Эту тетрадь я и публикую ныне под заглавием «Суждения господина Жерома Куаньяра». Добрый и благосклонный прием, оказанный читателями вышедшей недавно книге Жака Турнеброша, воодушевляет меня выпустить теперь и эти беседы, где бывший библиотекарь г-на епископа Сеэзского вновь обнаруживает и свою снисходительную мудрость и тот своеобразный, полный великодушия скептицизм, что отличает его суждения о людях, проникнутые мягким презрением и благожелательностью. Я не могу считать себя ответственным за мысли, которые высказывает этот философ по самым разнообразным вопросам политики и морали; но, как издатель, я считаю себя обязанным представить взгляды моего автора в наиболее благоприятном освещении. Его независимый ум презирал избитые истины и никогда не присоединялся без критики к общему мнению, за исключением лишь того, что касалось католической веры, — в этом он был непоколебим. Во всем остальном он не боялся спорить с веком. И уже одно это внушает к нему уважение. Мы должны быть благодарны мыслителям, которые боролись с предрассудками. Но насколько легче прославлять этих людей, нежели подражать им. Предрассудки, как облака на небе, исчезают и снова появляются с той же неустанной подвижностью. Им свойственно повергать в трепет, прежде чем вызывать ненависть, и немного найдется людей, которые не испытали на себе власть суеверий своего века и осмеливались глядеть прямо в глаза тому, на что толпа страшится поднять взор. Аббат Куаньяр, при своем крайне скромном положении, был человеком независимым, и этого, я полагаю, достаточно, чтобы поставить его выше какого-нибудь Боссюэ и всяких прославленных особ, которые, занимая подобающее им место, блистают традиционной пышностью обычаев и верований.
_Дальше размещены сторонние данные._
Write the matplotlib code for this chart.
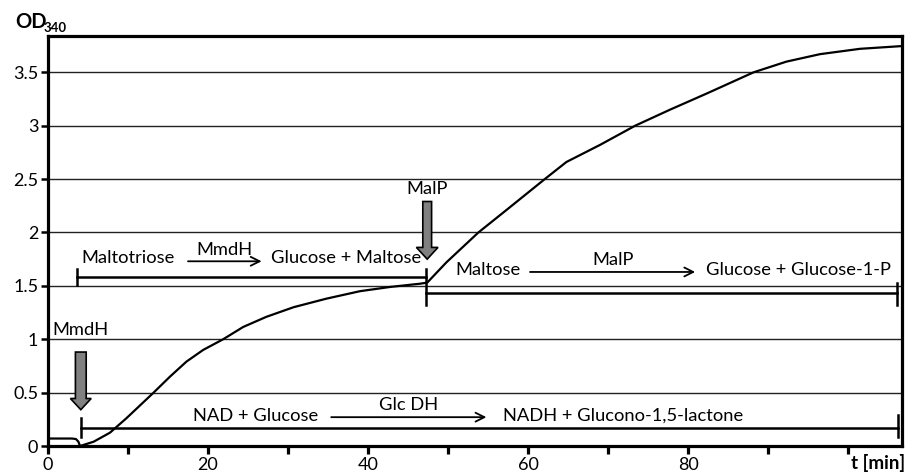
import matplotlib
matplotlib.use("Agg")
import matplotlib.pyplot as plt
import numpy as np

plt.rcParams['font.family'] = ['Lato', 'DejaVu Sans']

# OD340 trace (time in min)
time = [0, 3.0, 3.5, 3.8, 4.0, 5.7, 7.75, 9.8, 11.5, 13.2, 15.25, 17.3, 19.4, 21.9,
        24.4, 27.3, 30.7, 34.8, 39.0, 42.8, 46.5, 47.4, 49.8, 53.8, 57.3, 62.1,
        64.8, 69.0, 73.4, 77.75, 82.3, 88.2, 92.3, 96.5, 101.5, 106.6]
od = [0.07, 0.07, 0.065, 0.04, 0.0, 0.04, 0.125, 0.26, 0.38, 0.5, 0.65, 0.79, 0.90, 1.0,
      1.115, 1.21, 1.30, 1.38, 1.45, 1.49, 1.52, 1.53, 1.72, 2.0, 2.21, 2.5,
      2.66, 2.82, 3.0, 3.15, 3.30, 3.5, 3.6, 3.67, 3.72, 3.745]

# enzyme additions: (label, time)
add_labels = ['MmdH', 'MalP']
add_times = [4.1, 47.4]

xticks = [0, 10, 20, 30, 40, 50, 60, 70, 80, 90, 100]
xticklabels = ['0', '', '20', '', '40', '', '60', '', '80', '', '']
yticks = [0, 0.5, 1, 1.5, 2, 2.5, 3, 3.5]
yticklabels = ['0', '0.5', '1', '1.5', '2', '2.5', '3', '3.5']

FS = 13.2

fig = plt.figure(figsize=(9.1, 4.72), dpi=100)
ax = fig.add_axes([0.05275, 0.05508, 0.93846, 0.86864])
ax.set_xlim(0, 106.75)
ax.set_ylim(0, 3.84)

for s in ax.spines.values():
    s.set_linewidth(2.3)
ax.set_xticks(xticks)
ax.set_xticklabels(xticklabels, fontsize=13)
ax.set_yticks(yticks)
ax.set_yticklabels(yticklabels, fontsize=13)
ax.tick_params(axis='x', length=6, width=2.3, pad=2)
ax.tick_params(axis='y', length=5, width=1.8, pad=2)
ax.yaxis.grid(True, color='#222222', lw=1.0)
ax.set_axisbelow(True)

ax.plot(time, od, color='black', lw=1.6)

# bracket helper
def bracket(x0, x1, y, ticks):
    ax.plot([x0, x1], [y, y], color='black', lw=1.8)
    for x, ylo, yhi in ticks:
        ax.plot([x, x], [ylo, yhi], color='black', lw=1.8)

def react(x0, x1, y, label, ly):
    ax.annotate('', xy=(x1, y), xytext=(x0, y),
                arrowprops=dict(arrowstyle='->', lw=1.3, color='black', mutation_scale=16,
                                shrinkA=0, shrinkB=0))
    ax.text((x0 + x1) / 2, ly, label, fontsize=FS, ha='center', va='center')

# gray addition arrows
arrow_tops = [0.88, 2.29]
arrow_tips = [0.34, 1.75]
head_len = [0.105, 0.11]
shaft_w = [1.35, 1.1]
head_w = [2.6, 2.7]
label_y = [1.09, 2.41]
label_x = [0.6, 44.8]
for i in range(2):
    ax.add_patch(matplotlib.patches.FancyArrow(
        add_times[i], arrow_tops[i], 0, arrow_tips[i] - arrow_tops[i],
        width=shaft_w[i], head_width=head_w[i], head_length=head_len[i],
        length_includes_head=True, fc='#808080', ec='black', lw=1.2))
    ax.text(label_x[i], label_y[i], add_labels[i], fontsize=FS, ha='left', va='center')

# NAD + Glucose -> NADH + Glucono-1,5-lactone
bracket(4.1, 106.3, 0.17, [(4.1, 0.08, 0.26), (106.3, 0.08, 0.29)])
ax.text(18.1, 0.28, 'NAD + Glucose', fontsize=FS, ha='left', va='center')
react(35.4, 54.8, 0.27, 'Glc DH', 0.385)
ax.text(56.9, 0.28, 'NADH + Glucono-1,5-lactone', fontsize=FS, ha='left', va='center')

# Maltotriose -> Glucose + Maltose
bracket(3.6, 47.3, 1.58, [(3.6, 1.51, 1.66), (47.3, 1.32, 1.66)])
ax.text(4.2, 1.76, 'Maltotriose', fontsize=FS, ha='left', va='center')
react(17.5, 26.7, 1.73, 'MmdH', 1.84)
ax.text(27.9, 1.76, 'Glucose + Maltose', fontsize=FS, ha='left', va='center')

# Maltose -> Glucose + Glucose-1-P
bracket(47.3, 106.1, 1.43, [(106.1, 1.32, 1.53)])
ax.text(50.9, 1.65, 'Maltose', fontsize=FS, ha='left', va='center')
react(60.25, 80.9, 1.63, 'MalP', 1.74)
ax.text(82.3, 1.65, 'Glucose + Glucose-1-P', fontsize=FS, ha='left', va='center')

fig.text(15 / 910, 1 - 28.5 / 472, 'OD', fontsize=14.5, fontweight='bold', ha='left', va='baseline')
fig.text(44 / 910, 1 - 32.5 / 472, '340', fontsize=9.5, fontweight='bold', ha='left', va='baseline')
fig.text(905 / 910, 1 - 463 / 472, 't [min]', fontsize=13.5, fontweight='bold', ha='right', va='center')

fig.savefig('out.png', dpi=100)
Но если мы признаем, что аббат Куаньяр жил, как свободный человек, не порабощенный заблуждениями толпы, что никакие призраки наших увлечений и наших страхов не имели над ним ни малейшей власти, мы должны согласиться также, что этот замечательный ум отличался исключительно своеобразными взглядами на природу и на общество; и если он не поразил и не пленил человечество широкой и стройной системой мышления, то лишь потому, что ему недоставало ловкости или просто желания почаще подпирать истины софизмами, как своего рода цементной прокладкой. Ибо только таким образом и воздвигаются великие философские здания: для того, чтобы они могли держаться, их скрепляют известью софистики. Дух системы, или, если угодно, искусство симметричных построений, был ему чужд. Не будь у него этого недостатка, он явился бы перед нами тем, чем был на самом деле, — иначе говоря, мудрейшим из моралистов, чудесно сочетающим в себе Эпикура и святого Франциска Ассизского.